Harris bezeichnet er in diesem Zusammenhang nicht nur als schlechte „Verhandlerin“, sondern zugleich explizit, besonders infam als „Israel-Hasserin“. Zudem wirft er Biden Versagen im Verhältnis zum Iran vor, welcher die ganze Nahost-Region bedrohe. Harris wiederum knüpft an ihre Rede auf dem Bürgenstock an, wo sie im Beisein Selenskis Präsident Biden vertrat (15./16. Juni).
Sie setzt sich für eine konsequente Unterstützung der Ukraine ein, die Putin in die Schranken weist, damit er nicht auch noch Polen und andere europäische Staaten überfällt.
Mit dieser Linie, die sie glaubwürdig vertritt, zieht sie natürlich die polnisch-stämmige Minderheit in Pennsylvania auf ihre Seite.
Trump schürt demgegenüber Ängste, vor allem bei der Einwanderung und der fehlenden Grenzmauer: „Wir werden eine Bananenrepublik“, aber auch in Bezug auf die Wirtschaft (Inflation, Jobs, Automobilindustrie, Öl, Wohlstandsverluste) und den Krieg mit Russland: „Biden und Harris werden uns in den 3. Weltkrieg führen“. Ausdrücklich weist er darauf hin, dass Russland über „Atomwaffen“ verfüge. Wie weit diese Politik der Angst, der wichtigsten politischen Emotion, bei den Wählern verfängt, ist schwer zu sagen.
Niedergang, Great again oder Mitte-orientiert?
Harris will das gespaltene Land wieder versöhnen Sie bietet eine „neue Art der Führung“ an und hat einen „Plan für junge Familien“. Wie ihre konkreten ‚Pläne‘ ankommen, wird sich allerdings noch zeigen müssen in der kommenden Wahlkampfphase. Die grundsätzliche Ausrichtung indessen ist klar: Harris argumentiert insgesamt zur Mitte hin orientiert. Sie glaubt an Amerika, auch daran, dass es das „beste Militär der Welt hat“. Sie will Amerika als Führungsnation im Bündnis der freien Welt stärken.
Damit macht sie den Republikanern den Alleinvertretungsanspruch auf die patriotische Republik streitig. Zugleich verteidigt sie damit die Demokratie gegen den Trumpismus. Mit dieser Vision von Amerika kann das Land wieder einen „neuen Weg nach vorn“ finden, der nicht überschwänglich utopisch ist, sondern pragmatisch, indem er den Gegebenheiten innen- wie außenpolitisch Rechnung trägt. Obamas Hope ist noch einmal nüchterner geworden.

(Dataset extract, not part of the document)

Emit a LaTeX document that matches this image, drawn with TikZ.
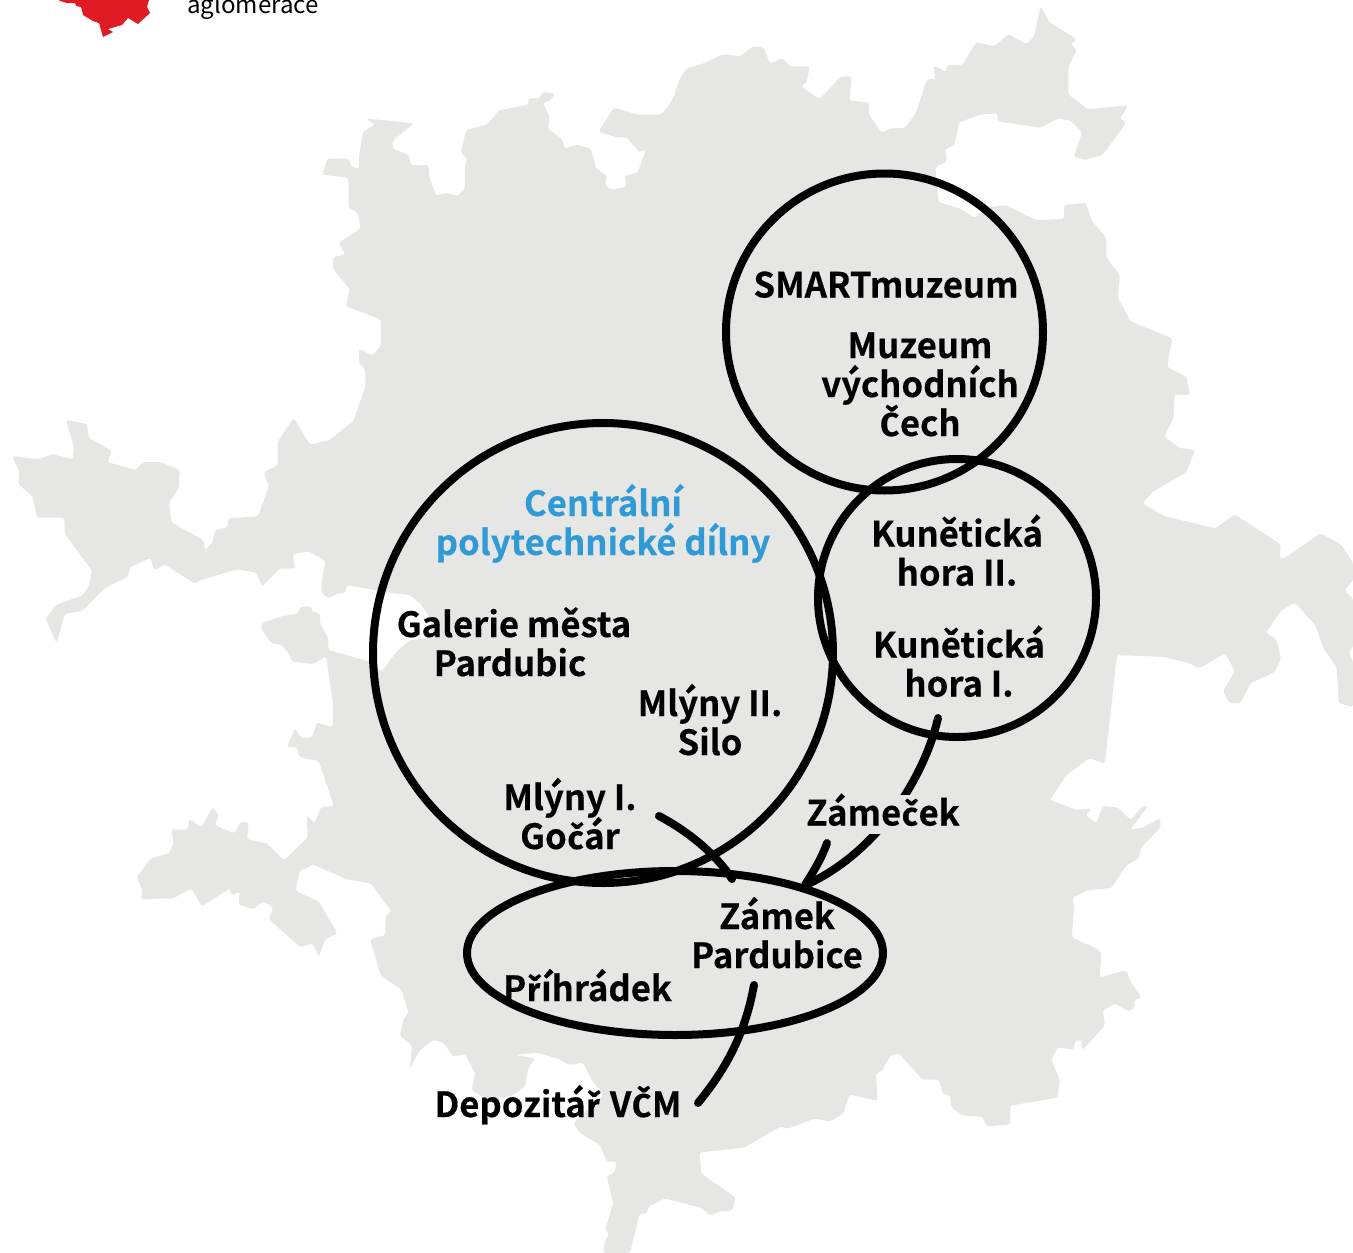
\documentclass[tikz,border=0pt]{standalone}
\usepackage{fontspec}
\setmainfont{Noto Sans CJK SC}
\newfontfamily\placefont{Noto Sans CJK SC Bold}[FakeBold=0.4]
\newfontfamily\fallbk{Fira Sans Bold}[Scale=0.95,FakeBold=0.2]
\newcommand{\cz}{\kern.8pt{\fallbk č}\kern.8pt}
\newcommand{\rz}{\kern.8pt{\fallbk ř}\kern.8pt}
\newcommand{\Cz}{\kern.8pt{\fallbk Č}\kern.8pt}
\definecolor{mapgray}{HTML}{E6E6E5}
\definecolor{labelblue}{HTML}{2F9AD6}
\definecolor{mapred}{HTML}{E01B24}
\tikzset{
  mapA/.style={x=.4337pt,y=-.4018pt},
  mapB/.style={xshift=680pt,x=.4292pt,y=-.4018pt},
  mapC/.style={yshift=-625pt,x=.4337pt,y=-.4005pt},
  mapD/.style={xshift=680pt,yshift=-625pt,x=.4292pt,y=-.4005pt},
  mapE/.style={xshift=400pt,yshift=-1030pt,x=.3333pt,y=-.3333pt},
  mapF/.style={xshift=250pt,yshift=-580pt,x=.3333pt,y=-.3333pt},
  ring/.style={draw=black,line width=8pt},
  link/.style={draw=black,line width=8pt,line cap=round},
  place/.style={font=\fontsize{34.7}{39}\selectfont\placefont,text=black,align=center,anchor=base,inner sep=0pt,execute at begin node={\lineskiplimit=-100pt}},
}
\begin{document}
\begin{tikzpicture}[x=1pt,y=-1pt]
\useasboundingbox (0,0) rectangle (1353,1253);
\clip (0,0) rectangle (1353,1253);
\fill[mapgray,rounded corners=2.5pt] {[mapA] (845,295) -- (955,307) -- (905,350) -- (905,370) -- (942,385) -- (948,411) -- (988,411) -- (990,440) -- (1005,487) -- (1030,480) -- (1055,488) -- (1072,470) -- (1072,410) -- (1078,395) -- (1062,380) -- (1075,323) -- (1123,310) -- (1150,275) -- (1218,260) -- (1218,245) -- (1245,245) -- (1250,229) -- (1280,232) -- (1270,250) -- (1252,255) -- (1268,295) -- (1263,320) -- (1295,345) -- (1302,370) -- (1330,360) -- (1362,370) -- (1375,420) -- (1400,437) -- (1395,460) -- (1410,473) -- (1445,465) -- (1440,437) -- (1470,430) -- (1490,370) -- (1475,380) -- (1445,342) -- (1420,342) -- (1380,327) -- (1415,268) -- (1470,285) -- (1525,285) -- (1550,250) -- (1568,195)}
{[mapB] -- (15,170) -- (50,160) -- (100,135) -- (140,140) -- (170,115) -- (195,118) -- (210,158) -- (240,145) -- (255,165) -- (302,165) -- (295,205) -- (282,215) -- (325,247) -- (375,190) -- (400,190) -- (395,250) -- (440,255) -- (440,285) -- (470,330) -- (490,320) -- (525,318) -- (550,280) -- (575,197) -- (595,197) -- (590,165) -- (605,170) -- (620,180) -- (622,162) -- (658,162) -- (690,105) -- (733,115) -- (765,85) -- (808,110) -- (825,90) -- (840,15) -- (860,55) -- (925,98) -- (910,110) -- (925,125) -- (905,165) -- (905,235) -- (950,272) -- (1045,262) -- (1025,295) -- (1040,305) -- (985,385) -- (945,398) -- (917,390) -- (937,330) -- (910,300) -- (880,295) -- (840,318) -- (740,302) -- (740,282) -- (700,285) -- (650,305) -- (640,360) -- (618,372) -- (622,403) -- (595,415) -- (602,503) -- (655,520) -- (688,543) -- (710,518) -- (757,510) -- (830,548) -- (895,545) -- (895,510) -- (945,505) -- (960,550) -- (993,592) -- (993,640) -- (1025,685) -- (1020,740) -- (1050,800) -- (1147,842) -- (1135,913) -- (1180,938) -- (1188,983) -- (1152,983) -- (1150,1040) -- (1128,1087) -- (1165,1115) -- (1200,1120) -- (1180,1175) -- (1100,1225) -- (1078,1253) -- (1130,1285) -- (1248,1315) -- (1292,1280) -- (1400,1355) -- (1397,1390) -- (1410,1388) -- (1492,1327) -- (1540,1355) -- (1568,1400) -- (1568,1445) -- (1548,1470) -- (1568,1490) -- (1568,1540)}
{[mapD] -- (1568,55) -- (1558,70) -- (1568,90) -- (1568,205) -- (1535,195) -- (1530,105) -- (1500,60) -- (1480,0)}
{[mapB] -- (1433,1500) -- (1400,1520)}
{[mapD] -- (1365,20) -- (1390,35) -- (1400,85) -- (1385,118) -- (1330,145) -- (1305,195) -- (1280,195) -- (1265,165) -- (1293,115) -- (1270,70) -- (1240,90) -- (1210,108) -- (1185,95) -- (1130,80) -- (1018,75) -- (990,347) -- (955,332) -- (900,375) -- (862,437) -- (925,462) -- (960,458) -- (945,475) -- (970,495) -- (985,452) -- (1020,455) -- (1050,487) -- (1075,455) -- (1092,450) -- (1048,512) -- (1080,505) -- (1118,482) -- (1120,505) -- (1075,555) -- (1068,583) -- (1040,600) -- (1005,657) -- (950,662) -- (915,680) -- (918,700) -- (913,780) -- (975,810) -- (982,820) -- (978,880) -- (1040,862) -- (1050,890) -- (1075,930) -- (1057,938) -- (1060,955) -- (1045,965) -- (1015,945) -- (985,962) -- (990,1000) -- (937,1062) -- (935,1035) -- (920,1040) -- (918,1060) -- (880,1055) -- (865,1085) -- (885,1135) -- (880,1180) -- (770,1200) -- (770,1247) -- (715,1252) -- (705,1228) -- (660,1225) -- (632,1205) -- (630,1175) -- (612,1170) -- (603,1135) -- (565,1135) -- (510,1070) -- (490,1075) -- (470,1115) -- (457,1118) -- (460,1188) -- (395,1172) -- (380,1220) -- (350,1240) -- (315,1232) -- (250,1258) -- (235,1252) -- (150,1305) -- (45,1317) -- (50,1370) -- (130,1430) -- (122,1462) -- (90,1465) -- (70,1475) -- (50,1455) -- (0,1442)}
{[mapE] -- (795,505) -- (745,530) -- (740,552) -- (720,550) -- (690,669) -- (612,669) -- (612,640) -- (628,610) -- (615,600) -- (640,520) -- (620,440) -- (645,425) -- (650,395) -- (620,395) -- (600,345) -- (540,310) -- (520,280) -- (610,195) -- (575,150) -- (550,98) -- (510,105) -- (470,85) -- (410,68) -- (345,75) -- (405,85) -- (385,115) -- (375,170) -- (340,195) -- (270,215) -- (215,180) -- (225,130) -- (195,72) -- (160,80) -- (130,38) -- (100,30) -- (60,60) -- (30,115)}
{[mapC] -- (950,1050) -- (922,1025) -- (930,985) -- (942,968) -- (925,910) -- (878,875) -- (853,785) -- (888,775) -- (890,725) -- (902,715) -- (855,645) -- (800,635) -- (722,598) -- (690,615) -- (682,665) -- (735,690) -- (778,770) -- (750,785) -- (735,828) -- (720,795) -- (693,805) -- (620,735) -- (630,705) -- (605,690) -- (585,710) -- (550,698) -- (553,665) -- (535,675) -- (530,658) -- (465,703) -- (442,658) -- (400,682) -- (325,685) -- (328,660) -- (315,630) -- (348,583) -- (390,570) -- (400,545) -- (395,510) -- (432,512) -- (437,485) -- (465,505) -- (490,455) -- (505,475) -- (495,500) -- (540,520) -- (555,492) -- (573,492) -- (570,535) -- (615,545) -- (655,588) -- (710,530) -- (707,475) -- (725,495) -- (740,455) -- (770,452) -- (735,340) -- (690,330) -- (685,305) -- (662,305) -- (680,258) -- (695,283) -- (720,280) -- (730,243) -- (767,255) -- (768,200) -- (752,78)}
{[mapF] -- (190,252) -- (125,245) -- (120,225) -- (95,195) -- (65,190) -- (35,150) -- (35,130) -- (90,110) -- (145,100) -- (150,80) -- (185,80) -- (185,95) -- (210,100) -- (210,130) -- (235,175) -- (235,210) -- (360,245) -- (395,275) -- (440,215) -- (480,180) -- (540,175) -- (545,120) -- (510,70) -- (480,45) -- (430,40) -- (290,15) -- (285,40) -- (265,40) -- (235,55) -- (215,40) -- (215,5)}
{[mapA] -- (750,1395) -- (710,1372) -- (675,1380) -- (680,1415) -- (645,1415) -- (605,1460) -- (590,1425) -- (545,1417) -- (460,1445) -- (450,1453) -- (380,1405) -- (355,1420) -- (347,1388) -- (300,1412) -- (295,1435) -- (240,1465) -- (190,1520) -- (150,1528) -- (130,1600) -- (105,1540) -- (130,1505) -- (190,1482) -- (205,1460) -- (212,1420) -- (150,1330) -- (148,1288) -- (85,1288) -- (75,1235) -- (42,1205) -- (45,1175) -- (28,1135) -- (90,1143) -- (122,1130) -- (168,1143) -- (170,1110) -- (152,1045) -- (200,1055) -- (205,1090) -- (258,1122) -- (248,1150) -- (313,1170) -- (330,1150) -- (370,1150) -- (415,1170) -- (412,1215) -- (390,1250) -- (395,1300) -- (470,1345) -- (472,1370) -- (490,1350) -- (495,1320) -- (525,1312) -- (527,1290) -- (595,1285) -- (620,1210) -- (608,1175) -- (640,1158) -- (640,1100) -- (677,1040) -- (715,1107) -- (760,1095) -- (815,1048) -- (843,960) -- (842,918) -- (828,905) -- (828,868) -- (860,885) -- (878,860) -- (878,795) -- (797,762) -- (807,720) -- (768,670) -- (768,640) -- (797,633) -- (780,605) -- (832,568) -- (825,530) -- (803,517) -- (803,442) -- (743,435) -- (755,395) -- (805,395) -- (810,415) -- (828,420) -- (828,390) -- (837,328) -- (865,310)} -- cycle;
\fill[mapred] (59,0) -- (60,1) -- (67,3) -- (75,3) -- (76,6) -- (81,7) -- (83,15) -- (93,21) -- (99,23) -- (101,30) -- (103,37) -- (113,32) -- (108,29) -- (122,25) -- (128,18) -- (138,24) -- (150,13) -- (147,7) -- (149,0) -- cycle;
\node[anchor=base west,inner sep=0pt,font=\fontsize{24.1}{26}\selectfont] (aglo) at (187,13) {aglomerace};
\draw[ring] (603,653) circle[radius=230];
\draw[ring] (884.5,332) circle[radius=158.5];
\draw[ring] (957,598) circle[radius=139];
\draw[ring] (675,953) ellipse[x radius=208,y radius=82];
\coordinate (fromHora) at (938,718);
\coordinate (intoZamek) at (808,884);
\coordinate (fromZamecek) at (827,843);
\coordinate (intoZamekB) at (805,885);
\coordinate (fromMlyny) at (659,816);
\coordinate (intoZamekC) at (732,879);
\coordinate (fromZamek) at (754,985);
\coordinate (toDepo) at (698,1103);
\draw[link] (fromHora) .. controls (925,775) and (880,850) .. (intoZamek);
\draw[link] (fromZamecek) .. controls (821,860) and (813,872) .. (intoZamekB);
\draw[link] (fromMlyny) .. controls (695,835) and (720,860) .. (intoZamekC);
\draw[link] (fromZamek) .. controls (745,1035) and (725,1070) .. (toDepo);
\node[place,text=labelblue] (cpd) at (603,555) {Centrální\\polytechnické dílny};
\node[place] (smart) at (886,297.5) {SMARTmuzeum};
\node[place] (mvc) at (920,436) {Muzeum\\východních\\\Cz ech};
\node[place] (kh2) at (957,585.5) {Kunětická\\hora II.};
\node[place] (kh1) at (959,696.5) {Kunětická\\hora I.};
\node[place] (gmp) at (514,676) {Galerie města\\Pardubic\hspace*{8pt}};
\node[place] (silo) at (710,755) {Mlýny II.\\Silo};
\node[place] (gocar) at (570,849) {Mlýny I.\\Go\cz ár};
\node[place,fill=mapgray,text height=30.5pt,text depth=8pt] (zamecek) at (883,825.5) {Záme\cz ek};
\node[place] (zamek) at (777,968) {Zámek\\Pardubice};
\node[place] (prihradek) at (587.5,1001) {P\rz íhrádek};
\node[place] (depo) at (558,1117) {Depozitá\rz{}\kern1.5pt{} V\Cz M};
\end{tikzpicture}
\end{document}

Trump hingegen zeichnet ein „Land im Niedergang“ im Kontrast zur Größe seines eigenen grandiosen Selbst, das als Präsident das Land wieder groß machen würde. Trump argumentiert, wie man ihn kennt. Für seine Anhänger ist er zu einem Mythos geworden, der mit gefährlichen Andeutungen bei einer Machtübernahme spielt. Der Wahlkampf ist noch nicht entschieden und böse Überraschungen sind bis zum 20. Januar 2025 nicht auszuschließen.
Harris hat beim TV-Duell einen überraschend guten Auftritt hingelegt, aber sie hat damit noch nicht gewonnen. Ob sie bei der Wirtschaft punkten kann, bleibt offen. Wie sich der Krieg der Nato gegen Russland weiterentwickeln wird, ebenso. Die USA ist ein Gemeinwesen geworden, welches dem Parteienstreit verfallen ist. Die Mitte gibt es nicht mehr, wenn dieser alles verschlingt.
Der Twitter-Präsident spricht von „übergriffiger Justiz“ und einer „Hexenjagd“ gegen ihn. Ausgerechnet er, der noch nicht einmal ein Minimaldemokrat ist, der zuverlässig Wahlergebnisse akzeptiert, sieht sich als „Retter der Demokratie“, der für sie beinahe umgebracht worden ist, angestiftet durch die scharfe politische Rhetorik der Demokraten. Ob er mit dieser fatalen Umkehrung bei den amerikanischen Wählern durchkommt, das ist die Frage. Nur sie können durch ein deutliches Ergebnis ihre Demokratie verteidigen.